No começo do segundo tempo o Fluminense ainda tinha o domínio do jogo. Até que o violento chute do Branco no travessão acordou a torcida rubro-negra, que passou a incentivar o time. Minutos depois, com o gol de Romário, ela passou a mandar no time. Então se viu o Flamengo de sempre. Com muita raça conseguiu o empate num belo gol de Fabinho.
Naquele momento, tudo levava a crer que o empate seria o resultado final. O Flamengo com a vantagem de um homem, com a justa expulsão de Lira, certamente saberia manter o resultado e festejar.
Veio então aquele momento mágico de um Fla-Flu. Numa jogada brilhante de Aílton, que premiou sua atuação na partida, Renato mostrou todo o oportunismo do grande atacante: escorou o chute com a barriga e garantiu a vitória. Naquele momento me veio à lembrança de um outro Fla-Flu que, como o de ontem, faz parte da galeria dos inesquecíveis: o de 1969, quando eu estreava como técnico no futebol profissional. O Fluminense ganhava do Flamengo por 2 a 0, cedeu o empate, mas Flávio desempatou na fase final e o Fluminense festejou.
Armando Nogueira – Renato foi o personagem do Fla-Flu
A chamada mídia passou a semana do Fla-Flu enchendo a bola do Flamengo. O Fluminense era tratado como sparring. Em alguns jornais, o Fla era a capa do caderno de esportes; o Flu, página de dentro. Até psicólogo de galinheiro sabe que um time subestimado vira leão. Embalar o Flamengo com o refrão do “já ganhou” era tudo o que queria o técnico Joel Santana para atiçar o amor próprio dos seus jogadores. Quanto mais a imprensa, o rádio e a tevê incensavam o Flamengo de Romário, mais crescia a santa fúria do tricolor de Renato. Um time afrontado de véspera transfigura-se, encrespa-se na hora da verdade. No esporte, como na vida, o homem ressentido é capaz de mover milhões de mundos.
Quando Ailton chegou à linha de fundo, chispante, ninguém do Flamengo se deu conta das juras que o jogador fizera a si mesmo de que, no Fla-Flu, haveria de devolver, com requinte, a humilhação que sofrera, no começo do ano, quando o desprezaram na Gávea, por imprestável. Os dois dribles monumentais que deu, antes do chute fatal, soaram como o assomo do coração injuriado. Mais uma vez, ficou provado o poder devastador do ressentimento.
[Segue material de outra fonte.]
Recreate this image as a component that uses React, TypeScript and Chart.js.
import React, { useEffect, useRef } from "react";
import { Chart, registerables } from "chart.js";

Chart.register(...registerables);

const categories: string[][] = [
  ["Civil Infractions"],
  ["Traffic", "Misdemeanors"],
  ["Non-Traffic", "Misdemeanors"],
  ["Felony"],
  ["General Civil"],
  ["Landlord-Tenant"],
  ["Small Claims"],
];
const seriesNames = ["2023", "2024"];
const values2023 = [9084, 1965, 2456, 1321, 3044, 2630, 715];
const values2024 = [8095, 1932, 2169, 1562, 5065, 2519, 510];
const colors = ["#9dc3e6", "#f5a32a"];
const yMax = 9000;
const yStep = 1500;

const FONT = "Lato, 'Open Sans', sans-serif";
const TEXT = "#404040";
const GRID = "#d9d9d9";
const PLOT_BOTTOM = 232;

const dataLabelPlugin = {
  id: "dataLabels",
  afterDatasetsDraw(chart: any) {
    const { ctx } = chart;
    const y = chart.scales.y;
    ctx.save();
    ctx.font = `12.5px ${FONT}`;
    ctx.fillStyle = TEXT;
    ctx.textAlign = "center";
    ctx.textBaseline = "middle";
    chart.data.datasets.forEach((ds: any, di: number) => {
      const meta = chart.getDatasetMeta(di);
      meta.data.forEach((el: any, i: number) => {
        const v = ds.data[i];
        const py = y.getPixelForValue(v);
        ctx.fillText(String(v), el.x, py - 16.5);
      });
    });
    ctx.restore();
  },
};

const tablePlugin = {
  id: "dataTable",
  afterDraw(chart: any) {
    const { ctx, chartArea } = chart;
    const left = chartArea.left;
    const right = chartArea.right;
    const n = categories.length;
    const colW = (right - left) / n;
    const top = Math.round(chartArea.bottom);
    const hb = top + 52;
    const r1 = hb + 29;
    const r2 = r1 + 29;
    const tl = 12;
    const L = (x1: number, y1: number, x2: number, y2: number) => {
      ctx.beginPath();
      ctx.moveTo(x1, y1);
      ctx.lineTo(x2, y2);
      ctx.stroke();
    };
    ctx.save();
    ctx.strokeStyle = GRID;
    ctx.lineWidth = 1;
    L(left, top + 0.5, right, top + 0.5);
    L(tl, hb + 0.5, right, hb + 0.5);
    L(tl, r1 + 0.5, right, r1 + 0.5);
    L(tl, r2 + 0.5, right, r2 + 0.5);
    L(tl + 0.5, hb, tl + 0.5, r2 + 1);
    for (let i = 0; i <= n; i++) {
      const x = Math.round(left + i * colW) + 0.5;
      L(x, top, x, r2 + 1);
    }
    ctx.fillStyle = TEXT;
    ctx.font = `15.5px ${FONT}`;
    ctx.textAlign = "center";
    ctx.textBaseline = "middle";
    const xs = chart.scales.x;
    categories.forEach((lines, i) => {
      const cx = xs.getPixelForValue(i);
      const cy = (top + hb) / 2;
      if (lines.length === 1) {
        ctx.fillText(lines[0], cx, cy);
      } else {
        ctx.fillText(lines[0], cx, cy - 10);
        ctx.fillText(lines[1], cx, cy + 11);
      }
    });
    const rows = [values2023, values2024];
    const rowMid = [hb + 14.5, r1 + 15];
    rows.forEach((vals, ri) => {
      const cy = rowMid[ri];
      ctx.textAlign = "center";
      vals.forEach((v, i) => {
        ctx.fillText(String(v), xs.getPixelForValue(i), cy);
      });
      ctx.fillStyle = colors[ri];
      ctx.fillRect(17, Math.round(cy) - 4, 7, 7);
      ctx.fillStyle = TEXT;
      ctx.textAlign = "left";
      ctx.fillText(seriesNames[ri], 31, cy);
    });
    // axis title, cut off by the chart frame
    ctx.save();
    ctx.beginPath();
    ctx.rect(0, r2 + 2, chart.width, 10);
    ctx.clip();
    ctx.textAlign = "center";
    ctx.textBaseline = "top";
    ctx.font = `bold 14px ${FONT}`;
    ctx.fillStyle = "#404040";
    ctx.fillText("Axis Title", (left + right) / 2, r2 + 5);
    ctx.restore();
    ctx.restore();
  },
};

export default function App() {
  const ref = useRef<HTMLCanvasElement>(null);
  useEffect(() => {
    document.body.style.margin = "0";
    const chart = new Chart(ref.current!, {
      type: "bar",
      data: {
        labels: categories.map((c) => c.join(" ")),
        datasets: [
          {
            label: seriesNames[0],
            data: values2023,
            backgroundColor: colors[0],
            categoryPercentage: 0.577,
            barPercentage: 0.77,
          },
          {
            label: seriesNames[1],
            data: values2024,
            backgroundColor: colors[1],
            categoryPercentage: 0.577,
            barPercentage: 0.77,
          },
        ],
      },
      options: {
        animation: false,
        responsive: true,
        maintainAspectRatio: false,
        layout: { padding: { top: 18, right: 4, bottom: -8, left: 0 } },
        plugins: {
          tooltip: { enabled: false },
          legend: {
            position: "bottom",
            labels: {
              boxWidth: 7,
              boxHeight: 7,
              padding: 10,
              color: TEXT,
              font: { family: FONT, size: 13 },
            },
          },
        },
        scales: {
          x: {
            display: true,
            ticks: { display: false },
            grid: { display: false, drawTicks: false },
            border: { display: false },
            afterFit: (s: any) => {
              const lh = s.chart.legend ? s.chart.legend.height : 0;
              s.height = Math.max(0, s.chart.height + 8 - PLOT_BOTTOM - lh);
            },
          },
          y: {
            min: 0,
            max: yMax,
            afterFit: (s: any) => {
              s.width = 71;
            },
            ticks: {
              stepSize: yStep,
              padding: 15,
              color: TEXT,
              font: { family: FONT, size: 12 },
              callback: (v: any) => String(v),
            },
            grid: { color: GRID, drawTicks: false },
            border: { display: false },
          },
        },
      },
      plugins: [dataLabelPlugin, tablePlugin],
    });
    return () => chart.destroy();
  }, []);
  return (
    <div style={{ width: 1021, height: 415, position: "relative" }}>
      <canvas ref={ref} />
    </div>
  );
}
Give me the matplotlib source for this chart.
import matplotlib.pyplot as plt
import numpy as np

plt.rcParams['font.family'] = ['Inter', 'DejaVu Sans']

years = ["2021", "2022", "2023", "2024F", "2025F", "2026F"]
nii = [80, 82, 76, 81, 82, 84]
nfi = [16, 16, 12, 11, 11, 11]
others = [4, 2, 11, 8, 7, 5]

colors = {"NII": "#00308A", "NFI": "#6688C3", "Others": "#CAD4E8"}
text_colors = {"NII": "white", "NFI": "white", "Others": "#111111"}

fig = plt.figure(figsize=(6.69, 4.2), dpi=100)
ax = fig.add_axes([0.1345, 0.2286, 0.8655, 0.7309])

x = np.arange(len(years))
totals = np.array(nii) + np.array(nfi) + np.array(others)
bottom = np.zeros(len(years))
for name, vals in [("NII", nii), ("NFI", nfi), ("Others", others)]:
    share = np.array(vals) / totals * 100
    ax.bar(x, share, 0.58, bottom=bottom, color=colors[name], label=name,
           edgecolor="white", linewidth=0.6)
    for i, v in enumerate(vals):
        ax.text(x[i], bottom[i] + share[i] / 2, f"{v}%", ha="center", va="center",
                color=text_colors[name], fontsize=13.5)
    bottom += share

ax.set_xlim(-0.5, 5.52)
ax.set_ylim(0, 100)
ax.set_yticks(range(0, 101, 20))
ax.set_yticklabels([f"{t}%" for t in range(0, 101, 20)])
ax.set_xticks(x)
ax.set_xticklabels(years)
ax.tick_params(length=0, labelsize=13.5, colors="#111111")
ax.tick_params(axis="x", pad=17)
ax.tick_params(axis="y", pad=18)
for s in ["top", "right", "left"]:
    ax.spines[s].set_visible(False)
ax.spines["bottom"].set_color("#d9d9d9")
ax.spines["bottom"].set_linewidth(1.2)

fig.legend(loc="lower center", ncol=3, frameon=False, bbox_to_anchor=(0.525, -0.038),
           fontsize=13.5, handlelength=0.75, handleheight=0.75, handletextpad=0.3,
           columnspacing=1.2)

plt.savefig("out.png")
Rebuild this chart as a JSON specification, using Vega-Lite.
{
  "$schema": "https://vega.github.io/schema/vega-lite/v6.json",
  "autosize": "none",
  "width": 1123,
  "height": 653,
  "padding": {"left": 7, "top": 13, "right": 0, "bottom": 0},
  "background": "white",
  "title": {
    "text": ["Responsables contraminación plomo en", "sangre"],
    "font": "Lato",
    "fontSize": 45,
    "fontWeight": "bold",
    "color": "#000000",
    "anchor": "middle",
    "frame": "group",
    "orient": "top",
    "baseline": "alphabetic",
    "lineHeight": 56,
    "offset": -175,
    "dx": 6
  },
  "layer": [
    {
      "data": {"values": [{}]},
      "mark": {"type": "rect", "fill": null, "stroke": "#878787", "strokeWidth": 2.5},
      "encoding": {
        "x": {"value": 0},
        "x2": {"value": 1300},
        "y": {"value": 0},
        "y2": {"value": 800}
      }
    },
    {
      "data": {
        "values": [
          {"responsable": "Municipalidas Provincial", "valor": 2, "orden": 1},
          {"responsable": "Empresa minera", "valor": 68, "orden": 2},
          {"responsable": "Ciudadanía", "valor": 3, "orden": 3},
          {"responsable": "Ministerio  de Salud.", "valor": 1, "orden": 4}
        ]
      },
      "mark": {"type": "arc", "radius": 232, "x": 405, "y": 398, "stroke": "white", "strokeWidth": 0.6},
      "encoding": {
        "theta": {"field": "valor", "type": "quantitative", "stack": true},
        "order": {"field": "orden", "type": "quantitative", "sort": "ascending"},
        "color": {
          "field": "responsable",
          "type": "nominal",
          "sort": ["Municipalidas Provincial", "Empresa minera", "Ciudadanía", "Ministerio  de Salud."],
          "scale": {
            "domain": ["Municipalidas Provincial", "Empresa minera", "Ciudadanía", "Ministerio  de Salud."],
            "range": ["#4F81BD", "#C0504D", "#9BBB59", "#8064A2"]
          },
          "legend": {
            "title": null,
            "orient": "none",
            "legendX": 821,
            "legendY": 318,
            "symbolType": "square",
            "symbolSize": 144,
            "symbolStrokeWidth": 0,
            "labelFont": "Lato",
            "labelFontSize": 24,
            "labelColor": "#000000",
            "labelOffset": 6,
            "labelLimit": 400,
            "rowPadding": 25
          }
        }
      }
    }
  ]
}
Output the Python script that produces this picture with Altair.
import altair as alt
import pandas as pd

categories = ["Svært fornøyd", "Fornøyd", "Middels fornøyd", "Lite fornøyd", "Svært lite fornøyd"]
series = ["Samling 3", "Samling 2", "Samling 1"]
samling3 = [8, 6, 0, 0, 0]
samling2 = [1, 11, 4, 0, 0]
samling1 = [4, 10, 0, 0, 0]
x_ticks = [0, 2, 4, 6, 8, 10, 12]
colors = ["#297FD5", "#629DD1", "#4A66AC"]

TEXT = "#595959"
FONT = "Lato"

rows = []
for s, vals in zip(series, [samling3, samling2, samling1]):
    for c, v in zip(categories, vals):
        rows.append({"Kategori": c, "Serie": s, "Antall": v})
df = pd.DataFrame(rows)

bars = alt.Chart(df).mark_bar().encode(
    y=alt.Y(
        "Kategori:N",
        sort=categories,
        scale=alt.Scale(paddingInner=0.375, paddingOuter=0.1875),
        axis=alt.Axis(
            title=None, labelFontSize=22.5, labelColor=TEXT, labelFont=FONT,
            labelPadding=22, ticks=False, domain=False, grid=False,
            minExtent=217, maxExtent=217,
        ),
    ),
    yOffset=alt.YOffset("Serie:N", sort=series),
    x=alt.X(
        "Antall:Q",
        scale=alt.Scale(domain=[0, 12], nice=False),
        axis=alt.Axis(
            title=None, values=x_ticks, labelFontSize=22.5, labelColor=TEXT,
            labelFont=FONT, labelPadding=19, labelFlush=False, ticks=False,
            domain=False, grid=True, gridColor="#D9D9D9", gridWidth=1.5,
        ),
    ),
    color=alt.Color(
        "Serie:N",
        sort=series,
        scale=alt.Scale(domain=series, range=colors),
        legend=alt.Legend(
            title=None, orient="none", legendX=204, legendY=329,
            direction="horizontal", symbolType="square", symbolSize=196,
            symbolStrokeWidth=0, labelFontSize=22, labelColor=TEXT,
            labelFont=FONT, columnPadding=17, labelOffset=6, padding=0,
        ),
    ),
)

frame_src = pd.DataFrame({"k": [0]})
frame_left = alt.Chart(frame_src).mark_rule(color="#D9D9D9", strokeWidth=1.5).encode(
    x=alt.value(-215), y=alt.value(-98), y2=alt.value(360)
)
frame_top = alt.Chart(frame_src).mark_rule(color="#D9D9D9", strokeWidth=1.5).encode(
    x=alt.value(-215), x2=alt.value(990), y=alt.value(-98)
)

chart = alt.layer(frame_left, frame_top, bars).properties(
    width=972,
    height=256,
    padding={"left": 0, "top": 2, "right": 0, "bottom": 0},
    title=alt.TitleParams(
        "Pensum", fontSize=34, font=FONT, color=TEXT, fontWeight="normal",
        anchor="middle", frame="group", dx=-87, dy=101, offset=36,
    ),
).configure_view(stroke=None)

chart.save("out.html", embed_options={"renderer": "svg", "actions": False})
E Renato Gaúcho foi o personagem do Fla-Flu. Ele encarnou, como jamais alguém encarnou, as virtudes técnicas e morais de uma equipe. Fez do clássico uma fábula. Em pleno jogo, viveu intensamente o papel de ícone tricolor. Gritou, correu, xingou, sorriu, chorou. Foi patético na hora do empate. Foi épico o jogo todo. Foi místico, no fim da partida: ungido, rezou de joelhos, uma breve oração aos santos de sua devoção. Em torno dele, a torcida tricolor sacramentava-lhe a glória de herói e campeão.